Have you ever experienced the opposite? You do something really well, and because you are in such a fantastic mood, people treat you like a king. Even people that have never met you before, and have no idea you’ve just done something really awesome.

So then, here is concept number two:

People will treat you, at least in part, based on the level of status you give yourself.

Now imagine if you have these two working against you. You think you are a terrible loser. You walk around, acting like a terrible loser. Because you are acing like a terrible loser, people treat you like a terrible loser. Which makes you feel even more like a terrible loser, which makes people…..  You get the idea.

Now imagine the opposite. Nobody knows you from Adam. But because you feel really good, you walk upright, straight posture, smile on your face, and people naturally treat you kindly and with respect. Which makes you feel better, so you act bolder, more outgoing, with more charisma. Which makes people even notice you even more, and so on and so on.

So if you notice yourself in situation number one, how do you bust out and move into situation number two? Give yourself and others the benefit of the doubt. Briefly turn your focus in on yourself, and cheer yourself up. Give yourself a pep talk. Say nice things to yourself. After a few minutes of this, go out into the world and give others the benefit of the doubt. You smile at somebody and they don’t smile back? No problem, they’re too busy. They’re worried about something. Feel kindness for them, and silently wish them luck. You sit down and somebody fidgets a little bit? That’s ok. That just means that you made them a little nervous because your charisma is naturally growing. Be kind to them.

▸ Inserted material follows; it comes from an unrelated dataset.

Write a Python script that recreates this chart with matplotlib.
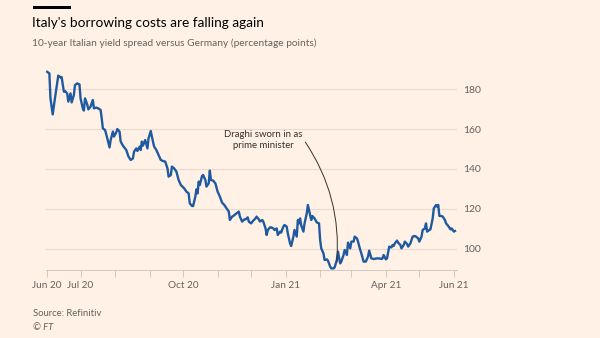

The trick is once you start paying attention to other people, simply allow yourself to interpret their actions in a favorable light. Who really knows what’s going on in their mind. They more you look for and expect positive feedback from others, the more you’ll naturally be able to see it and appreciate it for what it is.

Proof that you are incredibly charismatic and irresistibly drawing the uncontrollable desire of all those around you.